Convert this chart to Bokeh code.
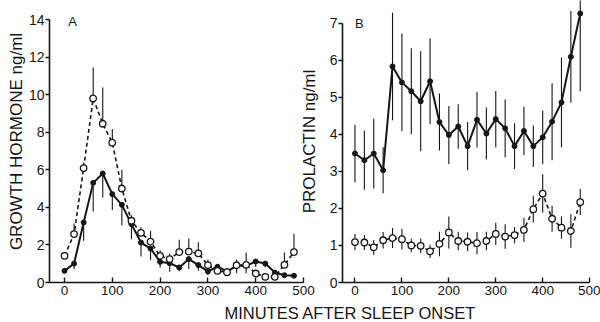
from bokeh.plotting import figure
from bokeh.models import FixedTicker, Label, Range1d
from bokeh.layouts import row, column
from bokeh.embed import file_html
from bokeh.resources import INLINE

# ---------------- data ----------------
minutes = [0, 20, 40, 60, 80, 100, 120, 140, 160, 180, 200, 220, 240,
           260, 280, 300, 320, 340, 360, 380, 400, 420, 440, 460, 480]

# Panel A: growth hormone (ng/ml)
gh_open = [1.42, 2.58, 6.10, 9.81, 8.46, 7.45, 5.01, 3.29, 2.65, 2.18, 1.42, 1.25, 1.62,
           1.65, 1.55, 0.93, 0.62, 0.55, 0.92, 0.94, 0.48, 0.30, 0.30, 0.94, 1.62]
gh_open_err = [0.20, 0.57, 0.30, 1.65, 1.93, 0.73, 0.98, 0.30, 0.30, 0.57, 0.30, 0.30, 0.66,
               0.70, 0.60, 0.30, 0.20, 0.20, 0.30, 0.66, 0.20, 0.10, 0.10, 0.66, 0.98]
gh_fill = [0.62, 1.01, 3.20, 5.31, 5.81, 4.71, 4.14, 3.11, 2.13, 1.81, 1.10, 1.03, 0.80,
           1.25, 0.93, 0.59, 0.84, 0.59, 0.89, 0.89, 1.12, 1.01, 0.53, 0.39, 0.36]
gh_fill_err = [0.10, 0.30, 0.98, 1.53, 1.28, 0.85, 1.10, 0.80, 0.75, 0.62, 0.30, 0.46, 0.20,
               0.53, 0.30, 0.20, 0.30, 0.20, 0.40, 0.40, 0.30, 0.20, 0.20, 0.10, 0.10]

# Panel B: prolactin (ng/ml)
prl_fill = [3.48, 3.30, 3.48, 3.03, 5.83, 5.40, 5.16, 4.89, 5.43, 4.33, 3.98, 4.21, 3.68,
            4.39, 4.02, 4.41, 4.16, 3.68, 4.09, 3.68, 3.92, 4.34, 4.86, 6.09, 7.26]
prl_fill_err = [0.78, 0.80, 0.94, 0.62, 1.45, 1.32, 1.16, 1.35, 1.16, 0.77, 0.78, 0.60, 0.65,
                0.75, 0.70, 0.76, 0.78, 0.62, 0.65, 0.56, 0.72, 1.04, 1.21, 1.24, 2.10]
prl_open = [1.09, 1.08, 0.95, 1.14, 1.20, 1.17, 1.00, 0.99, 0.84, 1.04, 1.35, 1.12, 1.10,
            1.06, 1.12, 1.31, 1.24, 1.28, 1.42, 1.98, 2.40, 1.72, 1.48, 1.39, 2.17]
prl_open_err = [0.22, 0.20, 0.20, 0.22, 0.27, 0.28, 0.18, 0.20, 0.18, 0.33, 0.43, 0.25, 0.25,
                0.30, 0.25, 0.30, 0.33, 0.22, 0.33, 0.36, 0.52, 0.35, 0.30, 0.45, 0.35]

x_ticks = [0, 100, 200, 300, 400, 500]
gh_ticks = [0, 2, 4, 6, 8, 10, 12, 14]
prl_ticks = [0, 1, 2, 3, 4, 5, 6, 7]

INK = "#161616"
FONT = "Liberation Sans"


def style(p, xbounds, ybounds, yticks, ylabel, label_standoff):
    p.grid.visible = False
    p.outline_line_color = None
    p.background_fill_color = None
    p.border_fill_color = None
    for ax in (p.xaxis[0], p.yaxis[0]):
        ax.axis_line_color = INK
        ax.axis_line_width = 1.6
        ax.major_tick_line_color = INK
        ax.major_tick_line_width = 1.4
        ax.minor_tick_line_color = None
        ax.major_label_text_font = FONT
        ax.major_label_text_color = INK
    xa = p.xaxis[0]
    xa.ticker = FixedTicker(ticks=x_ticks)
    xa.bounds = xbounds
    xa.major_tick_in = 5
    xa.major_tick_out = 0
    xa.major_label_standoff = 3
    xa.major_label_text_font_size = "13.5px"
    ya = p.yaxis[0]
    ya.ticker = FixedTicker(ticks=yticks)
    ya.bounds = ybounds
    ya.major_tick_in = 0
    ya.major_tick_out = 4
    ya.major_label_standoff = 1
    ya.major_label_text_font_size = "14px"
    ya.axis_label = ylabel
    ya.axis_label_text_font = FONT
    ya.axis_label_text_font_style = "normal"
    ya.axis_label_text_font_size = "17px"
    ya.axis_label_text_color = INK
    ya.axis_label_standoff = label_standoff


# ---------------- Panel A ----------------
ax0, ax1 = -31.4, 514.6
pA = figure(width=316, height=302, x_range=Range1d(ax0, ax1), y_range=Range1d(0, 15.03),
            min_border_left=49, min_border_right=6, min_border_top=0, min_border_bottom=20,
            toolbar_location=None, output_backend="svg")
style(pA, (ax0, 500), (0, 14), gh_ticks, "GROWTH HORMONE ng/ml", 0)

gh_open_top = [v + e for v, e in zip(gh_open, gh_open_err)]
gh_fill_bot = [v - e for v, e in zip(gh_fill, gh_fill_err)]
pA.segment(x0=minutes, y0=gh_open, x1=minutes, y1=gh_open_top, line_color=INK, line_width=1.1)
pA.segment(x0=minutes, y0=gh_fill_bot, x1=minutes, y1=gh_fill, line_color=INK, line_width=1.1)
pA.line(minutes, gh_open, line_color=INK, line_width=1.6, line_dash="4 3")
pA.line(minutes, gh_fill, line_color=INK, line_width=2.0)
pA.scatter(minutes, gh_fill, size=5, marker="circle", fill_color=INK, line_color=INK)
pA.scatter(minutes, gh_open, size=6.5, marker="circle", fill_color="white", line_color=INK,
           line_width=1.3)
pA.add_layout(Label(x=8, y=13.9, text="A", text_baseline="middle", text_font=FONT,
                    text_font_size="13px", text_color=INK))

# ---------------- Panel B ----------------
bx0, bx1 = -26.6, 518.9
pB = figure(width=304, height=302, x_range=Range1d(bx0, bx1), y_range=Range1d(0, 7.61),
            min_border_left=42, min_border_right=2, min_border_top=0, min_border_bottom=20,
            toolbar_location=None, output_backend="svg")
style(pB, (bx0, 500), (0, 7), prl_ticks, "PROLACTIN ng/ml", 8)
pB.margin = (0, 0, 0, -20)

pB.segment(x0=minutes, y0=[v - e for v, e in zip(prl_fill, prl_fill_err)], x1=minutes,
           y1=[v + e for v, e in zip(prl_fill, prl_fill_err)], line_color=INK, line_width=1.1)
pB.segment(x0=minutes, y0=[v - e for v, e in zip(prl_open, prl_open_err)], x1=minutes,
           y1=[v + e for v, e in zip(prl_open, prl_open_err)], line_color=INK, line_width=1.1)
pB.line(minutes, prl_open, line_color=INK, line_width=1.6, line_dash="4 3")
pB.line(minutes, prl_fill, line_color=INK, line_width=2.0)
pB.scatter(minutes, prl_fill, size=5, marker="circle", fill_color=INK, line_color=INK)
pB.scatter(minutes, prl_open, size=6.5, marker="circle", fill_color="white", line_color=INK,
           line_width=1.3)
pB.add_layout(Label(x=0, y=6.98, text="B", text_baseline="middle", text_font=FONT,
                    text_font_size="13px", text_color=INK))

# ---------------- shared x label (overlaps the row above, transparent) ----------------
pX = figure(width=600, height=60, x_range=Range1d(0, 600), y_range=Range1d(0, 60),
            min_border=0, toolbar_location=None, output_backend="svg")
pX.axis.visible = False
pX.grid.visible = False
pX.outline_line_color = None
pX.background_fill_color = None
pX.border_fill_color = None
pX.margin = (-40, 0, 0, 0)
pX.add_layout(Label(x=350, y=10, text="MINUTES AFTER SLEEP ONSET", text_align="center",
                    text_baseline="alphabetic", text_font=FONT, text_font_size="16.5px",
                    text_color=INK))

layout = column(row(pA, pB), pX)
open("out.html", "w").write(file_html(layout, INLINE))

- - -

PROBLEM:
Every line from the top of the material above through the line with "from bokeh.resources import INLINE" should be duplicated exactly, please; leave out the pictures.

CORRECT OUTPUT:
Convert this chart to Bokeh code.
from bokeh.plotting import figure
from bokeh.models import FixedTicker, Label, Range1d
from bokeh.layouts import row, column
from bokeh.embed import file_html
from bokeh.resources import INLINE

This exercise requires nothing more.